At the Aspen Environmental Forum in March 2008, Zoi suggested that government involvement in creating a new green economy would be a key factor in pulling America out of its economic recession. “Just as munitions got us out of the [Great] Depression,” she told the audience, “the transition to a clean energy economy is going to get us out of this.” Zoi shared her vision of a “neighborhood by neighborhood mobilization that may be like the Peace Corps-meets-the-military, where literally SWAT teams go into neighborhoods and they retrofit every single house, every single business on main street.” She then defended the high cost of such an undertaking, saying “that it probably isn’t as cheap as the calculations on paper, but [we must] organize ourselves the way we would a military organization.”

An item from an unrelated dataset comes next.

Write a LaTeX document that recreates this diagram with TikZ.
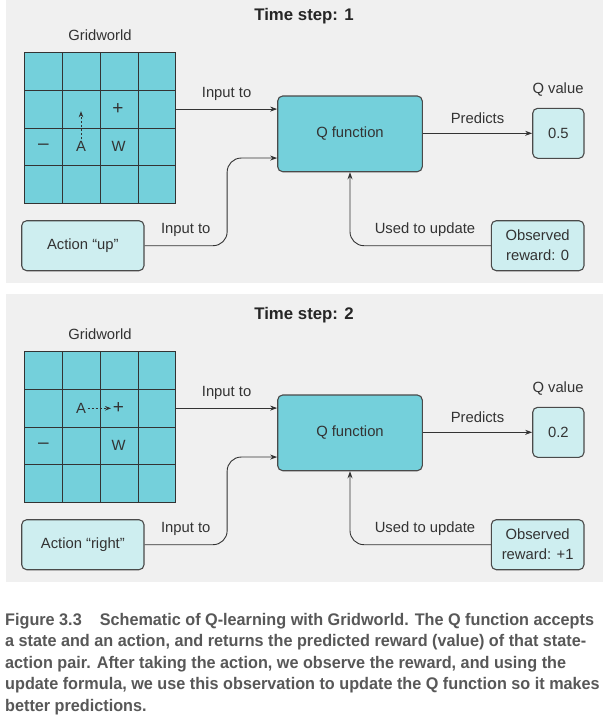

On March 27, 2009, President Barack Obama nominated Zoi as the Department of Energy’s Assistant Secretary for Energy Efficiency and Renewable Energy. On June 19, 2009, the U.S. Senate confirmed Zoi as Assistant Secretary, giving her oversight over the Department's $2.3 billion applied science, research, development and deployment portfolio and another $16.8 billion in funds that had been made available under Obama’s American Recovery and Reinvestment Act (more commonly known as the 2009 Stimulus Package).
In August 2009, at the National Clean Energy Summit 2.0 held in Las Vegas, Zoi toured the city with Senate Majority Leader Harry Reid, Center for American Progress President and CEO John Podesta, Obama "green jobs czar" Van Jones, and other progressive environmentalists. In a panel that included also Bill Clinton, Al Gore, Senator Reid, T. Boone Pickens, and Hilda Solis, Zoi again depicted the recession as the primary reason that the federal government had been able to move ahead with its plan to bankroll its green-economy initiatives. “We are getting involved in a lot of important financing activities right now because of what happened on Wall Street last year,” she said.
In January 2010, Fox Business’ John Stossel hosted Annette Meeks and Jonathan Blake of the Freedom Foundation of Minnesota in a discussion regarding crony capitalism in the "green jobs" provisions of the 2009 Stimulus Package. According to Meeks and Blake, Zoi’s husband, Robin Roy, worked as the policy director of Serious Materials, which had gained a special Stimulus Package tax credit from the Department of Energy. Meeks and Blake also questioned how Serious Materials had managed to become the White House’s “poster child” for green jobs and economic recovery, noting that executives from the small window company had appeared publicly with President Obama and Vice President Joe Biden six times in one year.
In February 2010, Glenn Beck cited Zoi as an example of the lack of transparency surrounding Obama’s Recovery and Reinvestment Act. By April, other media outlets were disclosing that Zoi and her husband held a significant financial stake in Serious Materials and Landis+Gyr, two companies benefitting greatly from Stimulus Package spending. According to sources, Robin Roy owned options on 120,000 shares of Serious Materials, and was slated to receive an additional 2,500 shares every month until October 2012. Zoi, meanwhile, owned between $250,000 and $500,000 worth of stock in Landis+Gyr, the company for which she had worked from 2003 to 2007.